SHORT EXERCISE >>
Please, without the pictures, retype exactly the lines from the start of the material through the line that holds "(merge) at (153,538);".

>> Begin COLLECTED MATERIAL

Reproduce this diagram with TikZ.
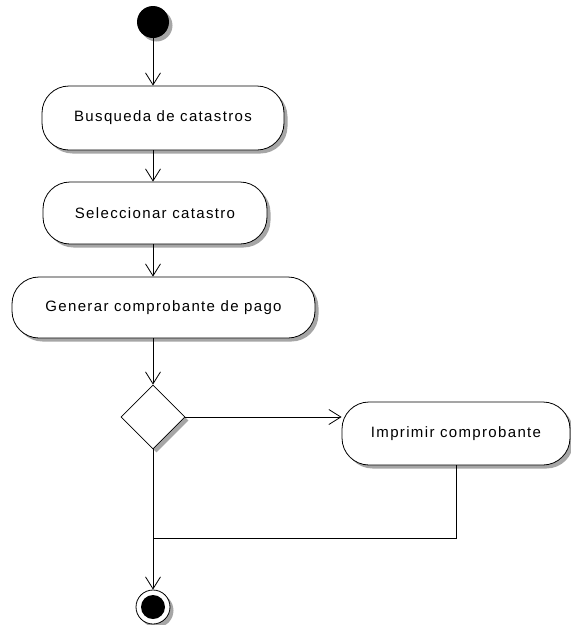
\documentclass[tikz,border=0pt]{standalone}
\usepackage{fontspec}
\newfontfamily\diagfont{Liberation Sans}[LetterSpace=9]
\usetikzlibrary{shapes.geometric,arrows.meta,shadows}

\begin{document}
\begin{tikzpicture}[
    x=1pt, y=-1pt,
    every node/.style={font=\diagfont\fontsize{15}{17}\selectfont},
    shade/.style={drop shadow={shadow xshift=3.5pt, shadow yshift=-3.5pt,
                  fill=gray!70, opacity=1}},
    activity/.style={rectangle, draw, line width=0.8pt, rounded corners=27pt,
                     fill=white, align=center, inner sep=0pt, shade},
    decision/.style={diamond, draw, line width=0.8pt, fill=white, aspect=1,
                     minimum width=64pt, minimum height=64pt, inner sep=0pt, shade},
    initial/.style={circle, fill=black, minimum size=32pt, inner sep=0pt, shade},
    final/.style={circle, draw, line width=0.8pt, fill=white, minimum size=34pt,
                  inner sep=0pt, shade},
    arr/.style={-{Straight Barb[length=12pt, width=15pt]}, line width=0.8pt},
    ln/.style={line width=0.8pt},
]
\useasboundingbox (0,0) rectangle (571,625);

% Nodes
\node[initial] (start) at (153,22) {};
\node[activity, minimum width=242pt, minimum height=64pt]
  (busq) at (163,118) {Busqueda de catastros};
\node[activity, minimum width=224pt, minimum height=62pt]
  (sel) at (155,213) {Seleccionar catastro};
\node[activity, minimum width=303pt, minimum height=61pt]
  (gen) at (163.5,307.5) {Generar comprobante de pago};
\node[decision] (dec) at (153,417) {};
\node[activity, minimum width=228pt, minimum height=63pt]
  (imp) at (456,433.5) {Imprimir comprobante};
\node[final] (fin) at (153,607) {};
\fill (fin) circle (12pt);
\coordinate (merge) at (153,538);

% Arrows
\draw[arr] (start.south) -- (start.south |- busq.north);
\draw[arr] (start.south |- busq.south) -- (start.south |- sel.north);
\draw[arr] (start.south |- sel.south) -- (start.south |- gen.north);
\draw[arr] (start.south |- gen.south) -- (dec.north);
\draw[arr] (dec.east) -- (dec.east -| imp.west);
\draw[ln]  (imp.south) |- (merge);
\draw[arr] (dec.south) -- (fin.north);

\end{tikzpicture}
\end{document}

>> End COLLECTED MATERIAL

COMPLETED TASK >>
Reproduce this diagram with TikZ.
\documentclass[tikz,border=0pt]{standalone}
\usepackage{fontspec}
\newfontfamily\diagfont{Liberation Sans}[LetterSpace=9]
\usetikzlibrary{shapes.geometric,arrows.meta,shadows}

\begin{document}
\begin{tikzpicture}[
    x=1pt, y=-1pt,
    every node/.style={font=\diagfont\fontsize{15}{17}\selectfont},
    shade/.style={drop shadow={shadow xshift=3.5pt, shadow yshift=-3.5pt,
                  fill=gray!70, opacity=1}},
    activity/.style={rectangle, draw, line width=0.8pt, rounded corners=27pt,
                     fill=white, align=center, inner sep=0pt, shade},
    decision/.style={diamond, draw, line width=0.8pt, fill=white, aspect=1,
                     minimum width=64pt, minimum height=64pt, inner sep=0pt, shade},
    initial/.style={circle, fill=black, minimum size=32pt, inner sep=0pt, shade},
    final/.style={circle, draw, line width=0.8pt, fill=white, minimum size=34pt,
                  inner sep=0pt, shade},
    arr/.style={-{Straight Barb[length=12pt, width=15pt]}, line width=0.8pt},
    ln/.style={line width=0.8pt},
]
\useasboundingbox (0,0) rectangle (571,625);

% Nodes
\node[initial] (start) at (153,22) {};
\node[activity, minimum width=242pt, minimum height=64pt]
  (busq) at (163,118) {Busqueda de catastros};
\node[activity, minimum width=224pt, minimum height=62pt]
  (sel) at (155,213) {Seleccionar catastro};
\node[activity, minimum width=303pt, minimum height=61pt]
  (gen) at (163.5,307.5) {Generar comprobante de pago};
\node[decision] (dec) at (153,417) {};
\node[activity, minimum width=228pt, minimum height=63pt]
  (imp) at (456,433.5) {Imprimir comprobante};
\node[final] (fin) at (153,607) {};
\fill (fin) circle (12pt);
\coordinate (merge) at (153,538);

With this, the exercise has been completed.